We should talk about engines. From launch, virtually the whole of the F-PACE line-up was built around a single powerplant, the 2.0-litre Ingenium diesel used in the Jaguar XE and XF models that share this car's basic architecture, a unit provided here in a single 180PS state of tune. It's a frugal thing, capable in a 2WD F-PACE of returning 57.7mpg on the combined cycle and 129g/km of CO2 (both NEDC figures). With 2.0-litre variants, you can also add in 'Adaptive Dynamics' configurable damping for sharper tarmac handling. And an 'Adaptive Surface Response' system which works off road to constantly set up the car to suit the terrain you're travelling over. That's one of the things that makes this car a surprisingly capable tool in the rough. If the only terrain you care about is asphalt, you want a bit more power and you've more in your budget, you'll want one of the top 3.0-litre V6 'F-PACE S' variants, either the 300PS diesel we'd recommend or the potent supercharged 380PS V6 petrol version. A V8 5.0-litre 545PS SVR model arrived in 2018.
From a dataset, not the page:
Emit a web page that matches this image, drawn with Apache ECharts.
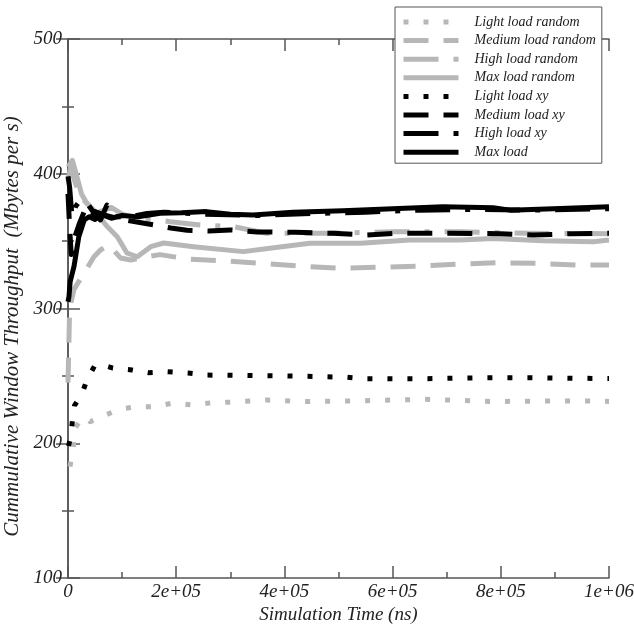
<!DOCTYPE html>
<html>
<head>
<meta charset="utf-8">
<script src="https://cdn.jsdelivr.net/npm/echarts@6/dist/echarts.min.js"></script>
<style>
  html, body { margin: 0; padding: 0; background: #fff; }
  #chart { width: 634px; height: 625px; }
</style>
</head>
<body>
<div id="chart"></div>
<script>
// Cumulative window throughput vs. simulation time, [time (ns), Mbytes/s]
var lightRandom = [[3700,182.6],[9800,197.4],[13000,211.3],[28000,219.7],[41000,216],[62000,219.7],[96000,225.4],[127000,227.1],[161000,227.1],[194000,229.9],[231000,228.4],[266000,230.1],[300000,230.5],[367000,232.1],[440000,230.9],[540000,231.5],[660000,232.6],[786000,231],[880000,231.3],[965000,231.4],[1000000,231]];
var mediumRandom = [[0,245],[3000,300],[11000,314],[20000,320],[30000,326.3],[48000,338.4],[60000,343.4],[76000,347.1],[97000,337.5],[116000,336],[140000,338],[170000,340],[225000,336.5],[293000,335.2],[361000,333.5],[429000,331.5],[503000,329.8],[571000,330.6],[651000,331.5],[725000,333],[792000,334],[866000,333.5],[940000,332.3],[1000000,332.3]];
var highRandom = [[0,395],[5000,405],[12000,395],[20000,386],[30000,380],[54000,371],[80000,375],[100000,370],[130000,367],[160000,366],[189000,364.4],[244000,362],[306000,360.7],[367000,355.8],[478000,355.8],[601000,357],[725000,357],[848000,355.8],[1000000,355.5]];
var maxRandom = [[0,405],[8000,410],[15000,400],[25000,385],[35000,378],[50000,372],[72000,361],[91000,353.3],[109000,341.2],[128000,338.4],[153000,345.9],[177000,348.6],[232000,345.9],[324000,342.2],[373000,344.7],[447000,348.4],[540000,348.4],[632000,350.8],[725000,350.8],[786000,352],[879000,350.3],[971000,349.6],[1000000,350.8]];
var lightXy = [[1000,198],[5000,205],[8000,216],[12000,228],[20000,233],[25000,235.8],[35000,247],[50000,258],[60000,258.5],[83000,255.8],[118000,254.4],[148000,252.4],[182000,253.1],[222000,252.1],[256000,250.6],[330000,250.3],[400000,250],[460000,249.5],[515000,249],[550000,247.8],[660000,247.9],[750000,248.5],[850000,248.7],[920000,248.3],[1000000,248]];
var mediumXy = [[0,385],[3000,360],[6000,340],[10000,350],[20000,362],[30000,372],[40000,366],[50000,372],[70000,369],[100000,366],[130000,364],[159000,362],[190000,359.7],[220000,358],[260000,357.5],[300000,358.3],[350000,356.8],[420000,356.5],[490000,355.8],[550000,354.5],[610000,355.8],[700000,355.8],[800000,355.5],[860000,354.5],[930000,355.5],[1000000,355.8]];
var highXy = [[0,398],[3000,390],[7400,368.1],[14000,375.6],[23000,380.5],[35000,378.3],[48000,370.9],[60000,365.7],[72000,376.8],[85000,368.1],[116000,368.1],[146000,370.5],[177000,371.5],[250000,370],[350000,369],[450000,370.5],[550000,371.5],[650000,373],[750000,373.5],[850000,373],[1000000,374]];
var maxXy = [[0,305],[1800,308.8],[4000,320],[11000,331],[20000,353.3],[30000,365.7],[39000,368.1],[50000,366],[60000,370],[80000,367],[100000,369],[130000,368],[170000,370.6],[210000,371],[256000,371.9],[300000,370],[342000,369.4],[416000,371.4],[508000,372.6],[600000,374.1],[693000,375.6],[786000,374.8],[817000,373],[910000,374.3],[1000000,375.6]];

var seriesNames = ['Light load random', 'Medium load random', 'High load random', 'Max load random',
                   'Light load xy', 'Medium load xy', 'High load xy', 'Max load'];
var xTickLabels = ['0', '2e+05', '4e+05', '6e+05', '8e+05', '1e+06'];
var yTickLabels = ['100', '200', '300', '400', '500'];

var GREY = '#b7b7b7';
var BLACK = '#000000';
var SERIF = '"Liberation Serif", "DejaVu Serif", serif';

var lineDefs = [
  { data: lightRandom,  color: GREY,  dash: [5, 15] },
  { data: mediumRandom, color: GREY,  dash: [25, 15] },
  { data: highRandom,   color: GREY,  dash: [35, 15, 5, 15] },
  { data: maxRandom,    color: GREY,  dash: 'solid' },
  { data: lightXy,      color: BLACK, dash: [5, 15] },
  { data: mediumXy,     color: BLACK, dash: [25, 15] },
  { data: highXy,       color: BLACK, dash: [35, 15, 5, 15] },
  { data: maxXy,        color: BLACK, dash: 'solid' }
];

var series = lineDefs.map(function (d, i) {
  return {
    name: seriesNames[i],
    type: 'line',
    data: d.data,
    symbol: 'none',
    showSymbol: false,
    z: d.color === BLACK ? 3 : 2,
    lineStyle: { color: d.color, width: 5, type: d.dash, cap: 'butt', join: 'round' },
    itemStyle: { color: d.color }
  };
});

var axisLine = { show: true, lineStyle: { color: '#555', width: 1.5 } };
var labelFont = { fontFamily: SERIF, fontStyle: 'italic', fontSize: 19, color: '#222' };

function xAxisDef(pos, showLabels) {
  return {
    type: 'value', position: pos, min: 0, max: 1000000, interval: 200000,
    axisLine: axisLine,
    axisTick: { show: true, inside: true, length: 12, lineStyle: { color: '#555', width: 1.5 } },
    minorTick: { show: true, splitNumber: 2, length: 6, lineStyle: { color: '#555', width: 1.5 } },
    splitLine: { show: false },
    axisLabel: Object.assign({
      show: showLabels, margin: 4,
      formatter: function (v) { return xTickLabels[Math.round(v / 200000)]; }
    }, labelFont)
  };
}
function yAxisDef(pos, showLabels) {
  return {
    type: 'value', position: pos, min: 100, max: 500, interval: 100,
    axisLine: axisLine,
    axisTick: { show: true, inside: true, length: 12, lineStyle: { color: '#555', width: 1.5 } },
    minorTick: { show: true, splitNumber: 2, length: 6, lineStyle: { color: '#555', width: 1.5 } },
    splitLine: { show: false },
    axisLabel: Object.assign({
      show: showLabels, margin: 6,
      formatter: function (v) { return yTickLabels[Math.round((v - 100) / 100)]; }
    }, labelFont)
  };
}

var xBottom = xAxisDef('bottom', true);
xBottom.name = 'Simulation Time (ns)';
xBottom.nameLocation = 'middle';
xBottom.nameGap = 23;
xBottom.nameTextStyle = { fontFamily: SERIF, fontStyle: 'italic', fontSize: 19, color: '#222' };

var yLeft = yAxisDef('left', true);
yLeft.name = 'Cummulative Window Throughput  (Mbytes per s)';
yLeft.nameLocation = 'middle';
yLeft.nameGap = 31;
yLeft.nameTextStyle = { fontFamily: SERIF, fontStyle: 'italic', fontSize: 21, color: '#222', padding: [0, 36, 0, 0] };

var chart = echarts.init(document.getElementById('chart'), null, { renderer: 'canvas' });
chart.setOption({
  animation: false,
  backgroundColor: '#fff',
  grid: { left: 68, right: 25, top: 39, bottom: 47, containLabel: false, outerBoundsMode: 'none' },
  xAxis: [xBottom, xAxisDef('top', false)],
  yAxis: [yLeft, yAxisDef('right', false)],
  legend: {
    show: true,
    data: seriesNames,
    orient: 'vertical',
    left: 395,
    top: 7,
    padding: [8, 6, 4, 6],
    itemGap: 4.6,
    itemWidth: 55,
    itemHeight: 14,
    selectedMode: false,
    backgroundColor: '#fff',
    borderColor: '#555',
    borderWidth: 1,
    itemStyle: { opacity: 0 },
    lineStyle: { width: 5 },
    textStyle: { fontFamily: SERIF, fontStyle: 'italic', fontSize: 14, color: '#222', padding: [0, 0, 0, 11] }
  },
  series: series
});
</script>
</body>
</html>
The F-PACE has been well received - and with good reason. Look at it, drive it and analyse it and you feel you've a product born out of generations of development. It's hard to believe this was Jaguar's first stab at the SUV segment.
All of which leaves this Jaguar as a very tough act to fault as a used car if you find a good one. It's one of the stand-out contenders in this corner of the SUV market, no small achievement when you look at the quality of the competition. True, it might not be as rough road-ready as a Land Rover product. Or as track-tailored as a Porsche Macan. Most buyers in this segment though, don't want a mid-sized luxury SUV at either of those two extremes. They want a car like this. A sporting SUV to savour.